** Start DATA LINES **
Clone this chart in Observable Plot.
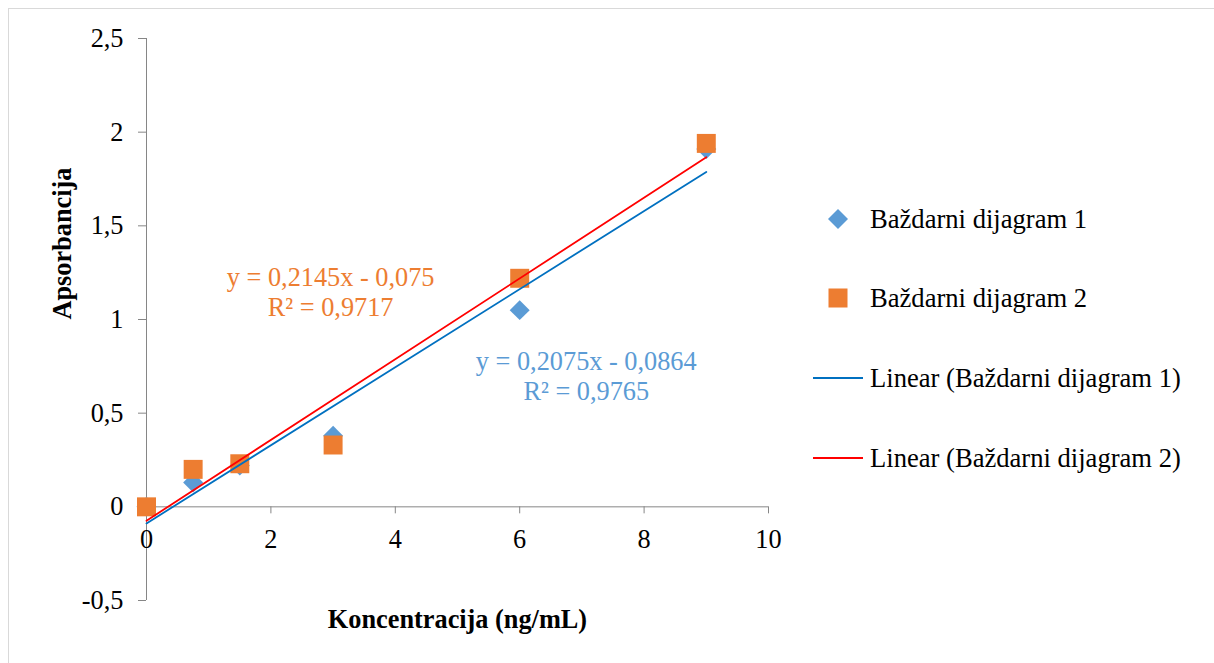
<!DOCTYPE html>
<html>
<head>
<meta charset="utf-8">
<script src="https://cdn.jsdelivr.net/npm/d3@7"></script>
<script src="https://cdn.jsdelivr.net/npm/@observablehq/plot@0.6"></script>
<style>
  html, body { margin: 0; padding: 0; background: #fff; }
  #wrap { position: relative; width: 1214px; height: 663px; overflow: hidden; font-family: "Liberation Serif", "Times New Roman", serif; }
  #border { position: absolute; left: 8px; top: 8px; width: 1400px; height: 900px; border-top: 1px solid #d9d9d9; border-left: 1px solid #d9d9d9; }
  #chart { position: absolute; left: 0; top: 0; }
  .leg { position: absolute; left: 810px; height: 30px; display: flex; align-items: center; font-size: 26.6px; color: #000; white-space: nowrap; }
  .leg svg { width: 56px; height: 30px; margin-right: 4px; }
</style>
</head>
<body>
<div id="wrap">
  <div id="border"></div>
  <div id="chart"></div>
  <div id="legend"></div>
</div>
<script>
// Data
const concentrations = [0, 0.75, 1.5, 3, 6, 9];
const series1Values = [0, 0.13, 0.22, 0.38, 1.05, 1.91];
const series2Values = [0, 0.20, 0.23, 0.33, 1.22, 1.94];
const seriesNames = ["Baždarni dijagram 1", "Baždarni dijagram 2"];
const trendNames = ["Linear (Baždarni dijagram 1)", "Linear (Baždarni dijagram 2)"];
const eq1 = ["y = 0,2075x - 0,0864", "R² = 0,9765"];
const eq2 = ["y = 0,2145x - 0,075", "R² = 0,9717"];
const eq1Pos = [7.07, 0.704];
const eq2Pos = [2.96, 1.152];
const xTicks = [0, 2, 4, 6, 8, 10];
const yTicks = [-0.5, 0, 0.5, 1, 1.5, 2, 2.5];
const xLabel = "Koncentracija (ng/mL)";
const yLabel = "Apsorbancija";

const colors = { s1: "#5b9bd5", s2: "#ed7d31", t1: "#0070c0", t2: "#ff0000", axis: "#868686" };

const s1 = concentrations.map((x, i) => ({ x, y: series1Values[i] }));
const s2 = concentrations.map((x, i) => ({ x, y: series2Values[i] }));
const fmt = d => String(d).replace(".", ",");

const chart = Plot.plot({
  width: 1214,
  height: 663,
  marginLeft: 146,
  marginRight: 446,
  marginTop: 38,
  marginBottom: 63,
  style: { fontFamily: '"Liberation Serif", "Times New Roman", serif', fontSize: "26px", background: "transparent", color: "#000" },
  x: { domain: [0, 10], axis: null },
  y: { domain: [-0.5, 2.5], axis: null },
  marks: [
    Plot.ruleX([0], { y1: -0.5, y2: 2.5, stroke: colors.axis, strokeWidth: 1 }),
    Plot.ruleY([0], { x1: 0, x2: 10, stroke: colors.axis, strokeWidth: 1 }),
    Plot.axisY({ ticks: yTicks, tickFormat: fmt, tickSize: 8, tickPadding: 15, stroke: colors.axis, fill: "#000", label: null, fontSize: 26.3 }),
    Plot.ruleX(xTicks, { x: d => d, y1: 0, y2: 0, insetBottom: -7, stroke: colors.axis }),
    Plot.text(xTicks, { x: d => d, y: 0, text: d => fmt(d), dy: 33, fill: "#000", fontSize: 26.3 }),
    Plot.dot(s1, { x: "x", y: "y", symbol: "diamond2", r: 9, fill: colors.s1, stroke: "none" }),
    Plot.dot(s2, { x: "x", y: "y", symbol: "square", r: 10.7, fill: colors.s2, stroke: "none" }),
    Plot.linearRegressionY(s1, { x: "x", y: "y", stroke: colors.t1, strokeWidth: 1.8, ci: 0 }),
    Plot.linearRegressionY(s2, { x: "x", y: "y", stroke: colors.t2, strokeWidth: 1.8, ci: 0 }),
    Plot.text([eq2.join("\n")], { x: eq2Pos[0], y: eq2Pos[1], fill: colors.s2, fontSize: 26.3, lineHeight: 1.15 }),
    Plot.text([eq1.join("\n")], { x: eq1Pos[0], y: eq1Pos[1], fill: colors.s1, fontSize: 26.3, lineHeight: 1.15 }),
    Plot.text([xLabel], { frameAnchor: "bottom", dy: 27, fontWeight: "bold", fontSize: 26.3, fill: "#000" }),
    Plot.text([yLabel], { frameAnchor: "left", dx: -84, rotate: -90, fontWeight: "bold", fontSize: 26.3, fill: "#000" })
  ]
});
document.getElementById("chart").appendChild(chart);

// Legend (HTML, beside the plot)
const legend = document.getElementById("legend");
const legendItems = [
  { label: seriesNames[0], kind: "diamond", color: colors.s1, cy: 219 },
  { label: seriesNames[1], kind: "square", color: colors.s2, cy: 298 },
  { label: trendNames[0], kind: "line", color: colors.t1, cy: 378 },
  { label: trendNames[1], kind: "line", color: colors.t2, cy: 458 }
];
for (const it of legendItems) {
  const div = document.createElement("div");
  div.className = "leg";
  div.style.top = (it.cy - 15) + "px";
  let sw;
  if (it.kind === "diamond") sw = `<polygon points="28,5 38,15 28,25 18,15" fill="${it.color}"/>`;
  else if (it.kind === "square") sw = `<rect x="18.5" y="5.5" width="19" height="19" fill="${it.color}"/>`;
  else sw = `<line x1="3" x2="53" y1="15" y2="15" stroke="${it.color}" stroke-width="1.8"/>`;
  div.innerHTML = `<svg viewBox="0 0 56 30">${sw}</svg><span>${it.label}</span>`;
  legend.appendChild(div);
}
</script>
</body>
</html>
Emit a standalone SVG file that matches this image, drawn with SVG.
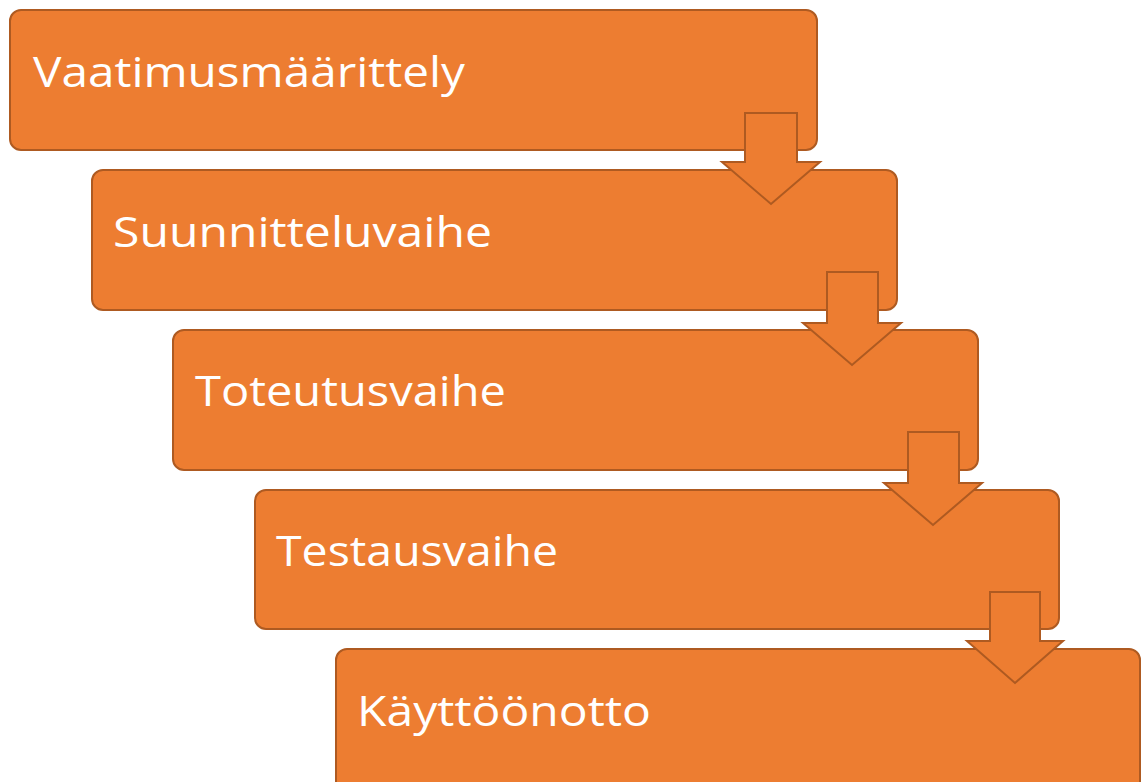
** End DATA LINES **
### SHORT TASK
Write out every line of the preceding listing that contains "chart".

### EXPECTED OUTPUT
Clone this chart in Observable Plot.
  #chart { position: absolute; left: 0; top: 0; }
  <div id="chart"></div>
const chart = Plot.plot({
document.getElementById("chart").appendChild(chart);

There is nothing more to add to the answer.